▶ Task
Reproduce the material below line by line, beginning with its first line and ending with the line that contains "import plotly.graph_objects as go"; leave out pictures.

▶ Supplied information
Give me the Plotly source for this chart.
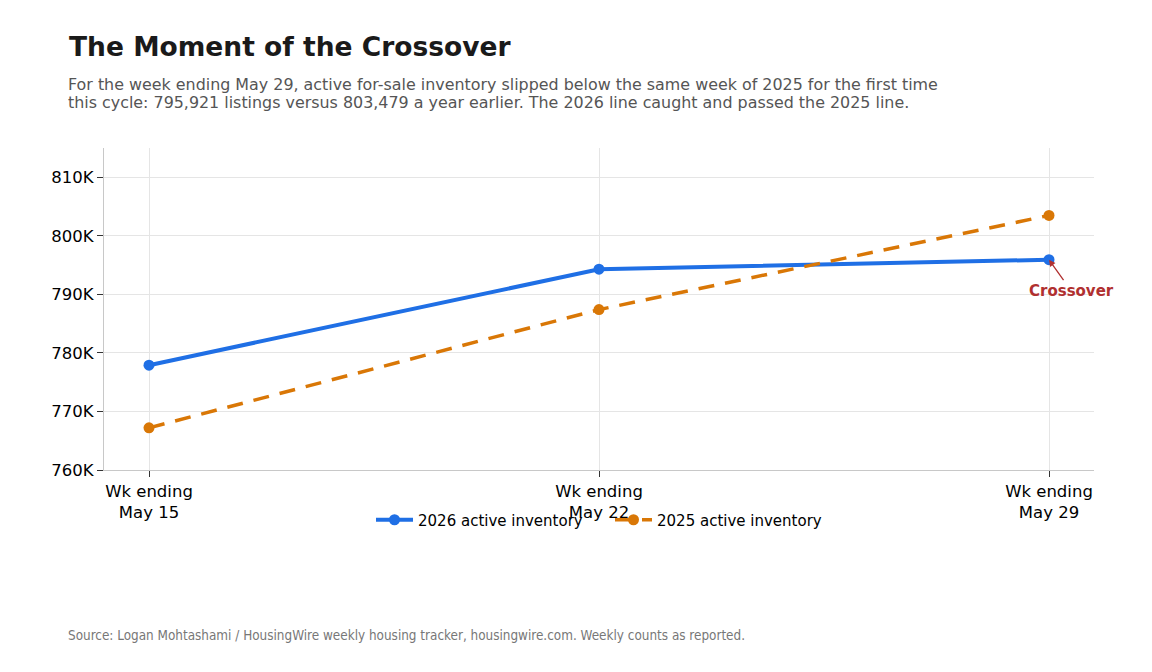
import plotly.graph_objects as go

weeks = ["Wk ending<br>May 15", "Wk ending<br>May 22", "Wk ending<br>May 29"]
inv_2026 = [777900, 794300, 795921]
inv_2025 = [767200, 787400, 803479]
y_ticks = [760000, 770000, 780000, 790000, 800000, 810000]
y_tick_labels = ["760K", "770K", "780K", "790K", "800K", "810K"]

BLUE = "#1f6fe5"
ORANGE = "#d97706"
FONT = "DejaVu Sans"

L, R, T, B = 96, 66, 140, 210
PW = 1152 - L - R
PH = 672 - T - B

fig = go.Figure()
fig.add_trace(go.Scatter(
    x=weeks, y=inv_2026, name="2026 active inventory",
    mode="lines+markers",
    line=dict(color=BLUE, width=4),
    marker=dict(color=BLUE, size=11),
))
fig.add_trace(go.Scatter(
    x=weeks, y=inv_2025, name="2025 active inventory",
    mode="lines+markers",
    line=dict(color=ORANGE, width=3.5, dash="16px,11px"),
    marker=dict(color=ORANGE, size=11),
))

fig.add_annotation(
    x=weeks[2], y=inv_2026[2], xref="x", yref="y",
    text="<b>Crossover</b>", showarrow=True,
    arrowhead=2, arrowsize=1, arrowwidth=1.3, arrowcolor="#b03030",
    ax=22, ay=31,
    font=dict(family=FONT, size=15, color="#b03030"),
)

fig.update_layout(
    width=1152, height=672,
    paper_bgcolor="white", plot_bgcolor="white",
    font=dict(family=FONT, size=15, color="black"),
    margin=dict(l=L, r=R, t=T, b=B),
    title=dict(
        text="<b>The Moment of the Crossover</b>",
        x=61/1152, xanchor="left", xref="container",
        y=1-39/672, yanchor="middle", yref="container",
        font=dict(family=FONT, size=26.5, color="#1a1a1a"),
    ),
    legend=dict(
        orientation="h", x=0.5 + 11/PW, xanchor="center",
        y=-50/PH, yanchor="middle",
        font=dict(family=FONT, size=15, color="black"),
        bgcolor="rgba(0,0,0,0)",
        itemwidth=37,
        entrywidth=187,
    ),
    xaxis=dict(
        range=[-0.1, 2.1],
        showgrid=True, gridcolor="#e5e5e5", gridwidth=1,
        showline=True, linecolor="#c8c8c8", linewidth=1,
        ticks="outside", ticklen=6, tickcolor="#333333",
        tickfont=dict(family=FONT, size=16.5, color="black"),
        zeroline=False,
    ),
    yaxis=dict(
        range=[760000, 815000],
        tickvals=y_ticks, ticktext=y_tick_labels,
        showgrid=True, gridcolor="#e5e5e5", gridwidth=1,
        showline=True, linecolor="#c8c8c8", linewidth=1,
        ticks="outside", ticklen=6, tickcolor="#333333",
        tickfont=dict(family=FONT, size=16.5, color="black"),
        zeroline=False,
    ),
)

subtitle_lines = [
    "For the week ending May 29, active for-sale inventory slipped below the same week of 2025 for the first time",
    "this cycle: 795,921 listings versus 803,479 a year earlier. The 2026 line caught and passed the 2025 line.",
]
for i, line in enumerate(subtitle_lines):
    fig.add_annotation(
        xref="paper", yref="paper",
        x=-(L-58)/PW, y=1+(T-(76+18*i))/PH,
        xanchor="left", yanchor="middle", align="left", showarrow=False,
        text=line,
        font=dict(family=FONT, size=15.9, color="#555555"),
    )
fig.add_annotation(
    xref="paper", yref="paper",
    x=-(L-58)/PW, y=-(627-(T+PH))/PH,
    xanchor="left", yanchor="middle", align="left", showarrow=False,
    text="Source: Logan Mohtashami / HousingWire weekly housing tracker, housingwire.com. Weekly counts as reported.",
    font=dict(family="DejaVu Sans Condensed", size=13.4, color="#777777"),
)

fig.write_html("out.html")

▶ Answer to the exercise
Give me the Plotly source for this chart.
import plotly.graph_objects as go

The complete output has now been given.